Martin Galvin with a fuller version of his letter which appeared in the Irish News on 8 April 2015. Martin Galvin is a US Attorney with a long history of campaigning on behalf of Irish republicanism and the rights of nationalists in the North of Ireland.
“Britannia waives the rules” was a slogan frequently cited in justice campaigns. It was shorthand for Britain’s readiness to discard any binding pledges or legal rights they later found inconvenient. Reports that the British may prosecute six Republican recipients of written immunity certificates show this slogan still applies in the crown’s dealings with the Irish.
Terms for the release of Republican prisoners and closure for those Republicans, who the crown wanted to make prisoners for pre-1998 actions, were high on the agenda in negotiations. No less an authority than Tony Blair, the British leader in these negotiations, said the OTR issue was “absolutely critical”, “fundamental” and talks could have “collapsed” without a satisfactory settlement.
Negotiations on OTRs continued after the Belfast Agreement and were amplified in the Weston Park Accord of 2001.The British, in Paragraph 20, pledged to take such steps as were necessary to insure that prosecutions for pre-April 1998 actions against members of organizations on ceasefire were “no longer pursued”.
Administrative mechanisms were constructed to carry oral and later written immunity pledges. Top constabulary members were assigned to this agreed process. Republicans who had lived years outside the north returned home and lived openly.

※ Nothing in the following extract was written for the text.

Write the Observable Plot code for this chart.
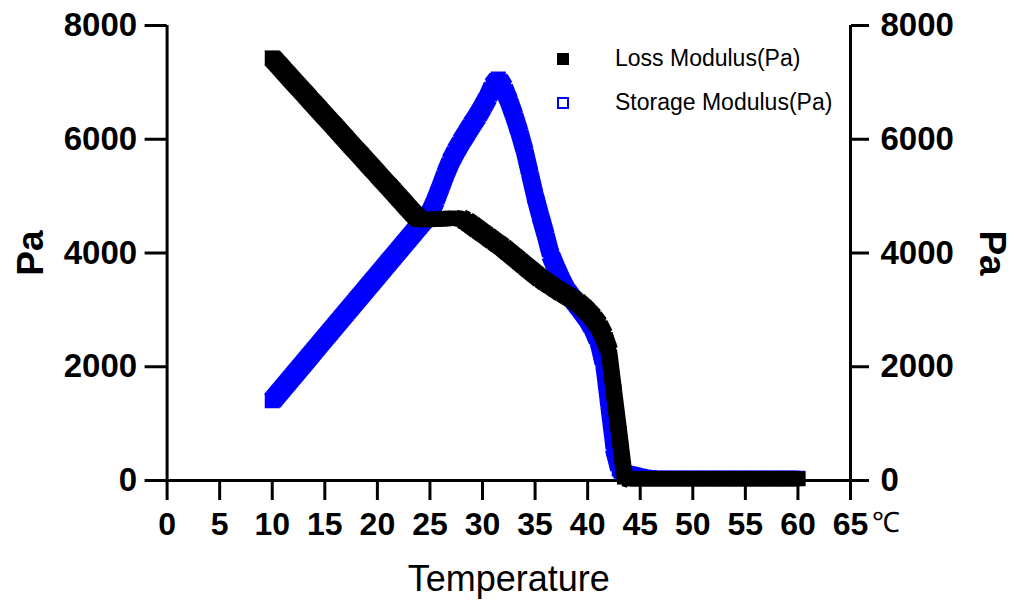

No one would have trusted documents that meant only that the crown is not hunting you today but may hunt you tomorrow.
The British pocketed concessions in return then marked time until it was convenient to undercut OTR pledges. When Gerry McGeough was arrested at his vote count in 2007, campaigners said that if Britannia was allowed to waive the rules and jail him, others would surely pay the price. Seamus Kearney is paying the price in Maghaberry today. Ivor Bell is facing forty year old charges. The crown calculated that these respected Republicans would not get the full support they deserved because they were involved in political campaigns as Independent Republicans.
When John Downey was arrested, immunity certificate in hand, Republicans united. Pat Doherty and others are said to have spearheaded an angry reaction within Sinn Fein. The British accepted the setback, and then orchestrated committee hearings as a political pretext for gifting themselves a new set of rules to play by. Cameron thinks after bludgeoning through cuts in the Stormont House Agreement, he can break Blair’s OTR commitments without bother.
Meanwhile the one-sided secretive scheme of undeclared immunity or impunity for members of the British Army or constabulary who committed or colluded in sanctioned murders is unbroken.
If Britannia gets away with waiving the OTR rules, we must ask who and how many will be next? Why do the British bother if we were really getting closer to a united Ireland?